§ REQUIREMENTS
Return the lines from the line containing "Write a web" through the line containing "const weekendPedPred = [2.15, 2.83, 5.19, 5.19, 3.05, 2.60];" exactly. No other line should appear in the answer.

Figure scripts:
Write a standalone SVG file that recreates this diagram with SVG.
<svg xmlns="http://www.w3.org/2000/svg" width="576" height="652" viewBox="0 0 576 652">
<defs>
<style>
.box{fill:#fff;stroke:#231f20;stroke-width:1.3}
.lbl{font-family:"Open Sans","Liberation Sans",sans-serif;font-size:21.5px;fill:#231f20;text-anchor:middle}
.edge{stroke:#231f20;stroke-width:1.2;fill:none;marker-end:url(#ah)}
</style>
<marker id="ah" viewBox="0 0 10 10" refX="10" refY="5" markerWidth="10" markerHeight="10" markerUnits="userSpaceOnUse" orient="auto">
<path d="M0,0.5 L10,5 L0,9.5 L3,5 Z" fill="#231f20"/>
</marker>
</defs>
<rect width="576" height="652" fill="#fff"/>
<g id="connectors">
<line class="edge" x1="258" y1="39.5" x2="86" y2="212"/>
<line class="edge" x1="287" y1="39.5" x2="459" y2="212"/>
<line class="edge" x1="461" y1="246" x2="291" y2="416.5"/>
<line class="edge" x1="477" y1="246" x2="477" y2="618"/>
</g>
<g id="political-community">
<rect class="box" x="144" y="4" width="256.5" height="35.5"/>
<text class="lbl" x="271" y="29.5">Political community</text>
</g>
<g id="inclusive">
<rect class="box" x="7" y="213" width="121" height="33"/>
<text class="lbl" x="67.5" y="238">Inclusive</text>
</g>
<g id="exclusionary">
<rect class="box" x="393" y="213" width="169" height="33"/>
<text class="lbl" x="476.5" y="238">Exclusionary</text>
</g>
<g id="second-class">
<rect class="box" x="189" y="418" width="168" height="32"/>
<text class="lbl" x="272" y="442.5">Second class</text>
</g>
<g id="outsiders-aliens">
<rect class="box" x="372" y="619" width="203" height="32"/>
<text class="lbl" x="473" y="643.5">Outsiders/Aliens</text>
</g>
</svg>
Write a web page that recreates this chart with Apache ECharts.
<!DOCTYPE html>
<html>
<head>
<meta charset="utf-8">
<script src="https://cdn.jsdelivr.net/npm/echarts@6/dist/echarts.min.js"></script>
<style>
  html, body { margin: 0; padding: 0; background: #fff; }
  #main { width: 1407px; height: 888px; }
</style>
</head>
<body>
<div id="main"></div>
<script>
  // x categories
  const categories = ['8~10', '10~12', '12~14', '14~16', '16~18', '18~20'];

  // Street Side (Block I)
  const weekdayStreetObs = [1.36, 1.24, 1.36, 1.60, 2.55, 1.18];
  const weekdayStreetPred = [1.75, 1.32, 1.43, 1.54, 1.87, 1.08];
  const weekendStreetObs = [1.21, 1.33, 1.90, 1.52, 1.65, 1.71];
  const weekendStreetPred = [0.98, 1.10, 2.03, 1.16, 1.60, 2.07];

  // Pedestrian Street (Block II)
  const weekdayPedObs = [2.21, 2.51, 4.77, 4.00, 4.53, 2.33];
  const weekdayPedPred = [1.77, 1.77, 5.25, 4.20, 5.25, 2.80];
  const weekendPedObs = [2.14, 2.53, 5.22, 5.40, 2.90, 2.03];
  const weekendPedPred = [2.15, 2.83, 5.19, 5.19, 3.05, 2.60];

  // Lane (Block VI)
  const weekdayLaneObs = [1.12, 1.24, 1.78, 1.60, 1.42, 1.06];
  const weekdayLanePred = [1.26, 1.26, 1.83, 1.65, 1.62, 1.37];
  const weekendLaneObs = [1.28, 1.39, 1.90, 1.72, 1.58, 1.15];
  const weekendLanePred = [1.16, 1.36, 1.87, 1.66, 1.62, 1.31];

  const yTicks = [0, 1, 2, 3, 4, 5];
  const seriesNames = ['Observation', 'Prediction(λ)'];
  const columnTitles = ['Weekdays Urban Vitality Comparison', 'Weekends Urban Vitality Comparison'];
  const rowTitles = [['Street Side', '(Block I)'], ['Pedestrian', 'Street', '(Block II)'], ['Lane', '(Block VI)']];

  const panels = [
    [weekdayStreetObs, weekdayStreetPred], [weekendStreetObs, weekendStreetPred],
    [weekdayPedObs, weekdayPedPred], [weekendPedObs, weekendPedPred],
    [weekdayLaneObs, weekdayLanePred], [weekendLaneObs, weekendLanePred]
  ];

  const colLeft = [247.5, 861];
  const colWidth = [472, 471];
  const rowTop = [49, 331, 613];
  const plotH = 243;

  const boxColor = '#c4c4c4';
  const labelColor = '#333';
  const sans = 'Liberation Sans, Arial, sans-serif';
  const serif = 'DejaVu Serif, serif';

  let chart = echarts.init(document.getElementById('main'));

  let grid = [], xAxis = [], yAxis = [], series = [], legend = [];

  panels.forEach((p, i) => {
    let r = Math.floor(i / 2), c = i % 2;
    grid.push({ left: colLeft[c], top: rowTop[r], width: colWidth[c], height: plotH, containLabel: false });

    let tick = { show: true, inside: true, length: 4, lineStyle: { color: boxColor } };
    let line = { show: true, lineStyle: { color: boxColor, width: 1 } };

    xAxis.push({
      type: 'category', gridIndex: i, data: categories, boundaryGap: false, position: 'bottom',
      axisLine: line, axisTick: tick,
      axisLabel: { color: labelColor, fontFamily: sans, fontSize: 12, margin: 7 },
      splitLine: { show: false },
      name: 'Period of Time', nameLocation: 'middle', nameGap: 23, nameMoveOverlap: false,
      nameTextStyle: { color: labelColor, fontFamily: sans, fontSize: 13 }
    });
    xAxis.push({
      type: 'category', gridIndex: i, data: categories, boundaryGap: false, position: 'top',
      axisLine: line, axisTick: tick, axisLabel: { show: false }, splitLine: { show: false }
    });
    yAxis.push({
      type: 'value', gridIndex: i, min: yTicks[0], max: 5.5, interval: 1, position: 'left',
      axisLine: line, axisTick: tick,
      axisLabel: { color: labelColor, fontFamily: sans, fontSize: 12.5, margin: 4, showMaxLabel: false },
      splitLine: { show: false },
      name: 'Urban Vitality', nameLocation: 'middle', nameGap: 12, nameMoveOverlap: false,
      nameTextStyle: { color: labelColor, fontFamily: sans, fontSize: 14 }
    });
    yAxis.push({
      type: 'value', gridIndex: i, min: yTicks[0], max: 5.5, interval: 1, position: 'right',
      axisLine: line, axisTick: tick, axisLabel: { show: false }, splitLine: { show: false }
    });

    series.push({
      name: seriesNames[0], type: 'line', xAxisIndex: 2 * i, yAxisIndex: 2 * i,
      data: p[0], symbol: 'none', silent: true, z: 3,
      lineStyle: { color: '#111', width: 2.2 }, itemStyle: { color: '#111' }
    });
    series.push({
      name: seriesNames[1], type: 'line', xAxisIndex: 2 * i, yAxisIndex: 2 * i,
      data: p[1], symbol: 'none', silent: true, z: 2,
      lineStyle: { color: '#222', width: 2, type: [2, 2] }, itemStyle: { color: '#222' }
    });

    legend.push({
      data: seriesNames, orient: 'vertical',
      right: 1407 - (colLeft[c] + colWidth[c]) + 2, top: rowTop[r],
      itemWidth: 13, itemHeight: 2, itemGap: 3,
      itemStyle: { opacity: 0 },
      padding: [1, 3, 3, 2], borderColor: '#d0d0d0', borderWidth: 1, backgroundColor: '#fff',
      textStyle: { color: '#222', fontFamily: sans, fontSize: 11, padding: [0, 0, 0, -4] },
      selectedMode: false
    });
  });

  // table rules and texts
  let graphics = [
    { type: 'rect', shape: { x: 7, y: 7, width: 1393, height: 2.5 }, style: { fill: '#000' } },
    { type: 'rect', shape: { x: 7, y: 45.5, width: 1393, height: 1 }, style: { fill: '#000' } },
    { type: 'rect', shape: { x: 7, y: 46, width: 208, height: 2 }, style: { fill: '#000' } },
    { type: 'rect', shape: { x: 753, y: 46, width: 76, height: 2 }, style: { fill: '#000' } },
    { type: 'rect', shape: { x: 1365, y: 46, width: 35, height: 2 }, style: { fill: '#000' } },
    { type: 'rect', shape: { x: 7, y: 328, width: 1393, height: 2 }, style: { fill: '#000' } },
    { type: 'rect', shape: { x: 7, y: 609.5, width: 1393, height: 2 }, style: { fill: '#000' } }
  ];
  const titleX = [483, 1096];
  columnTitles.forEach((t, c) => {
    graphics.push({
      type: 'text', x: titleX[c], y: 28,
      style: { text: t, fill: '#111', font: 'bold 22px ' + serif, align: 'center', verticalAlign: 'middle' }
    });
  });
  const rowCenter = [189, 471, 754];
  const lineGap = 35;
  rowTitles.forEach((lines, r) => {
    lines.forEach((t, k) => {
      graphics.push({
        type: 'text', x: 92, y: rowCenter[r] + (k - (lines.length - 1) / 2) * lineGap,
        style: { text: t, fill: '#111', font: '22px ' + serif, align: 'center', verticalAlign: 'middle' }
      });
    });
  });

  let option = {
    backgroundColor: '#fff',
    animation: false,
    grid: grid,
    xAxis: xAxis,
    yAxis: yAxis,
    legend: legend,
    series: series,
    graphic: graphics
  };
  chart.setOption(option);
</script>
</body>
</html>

§ FINAL ANSWER
Write a web page that recreates this chart with Apache ECharts.
<!DOCTYPE html>
<html>
<head>
<meta charset="utf-8">
<script src="https://cdn.jsdelivr.net/npm/echarts@6/dist/echarts.min.js"></script>
<style>
  html, body { margin: 0; padding: 0; background: #fff; }
  #main { width: 1407px; height: 888px; }
</style>
</head>
<body>
<div id="main"></div>
<script>
  // x categories
  const categories = ['8~10', '10~12', '12~14', '14~16', '16~18', '18~20'];

  // Street Side (Block I)
  const weekdayStreetObs = [1.36, 1.24, 1.36, 1.60, 2.55, 1.18];
  const weekdayStreetPred = [1.75, 1.32, 1.43, 1.54, 1.87, 1.08];
  const weekendStreetObs = [1.21, 1.33, 1.90, 1.52, 1.65, 1.71];
  const weekendStreetPred = [0.98, 1.10, 2.03, 1.16, 1.60, 2.07];

  // Pedestrian Street (Block II)
  const weekdayPedObs = [2.21, 2.51, 4.77, 4.00, 4.53, 2.33];
  const weekdayPedPred = [1.77, 1.77, 5.25, 4.20, 5.25, 2.80];
  const weekendPedObs = [2.14, 2.53, 5.22, 5.40, 2.90, 2.03];
  const weekendPedPred = [2.15, 2.83, 5.19, 5.19, 3.05, 2.60];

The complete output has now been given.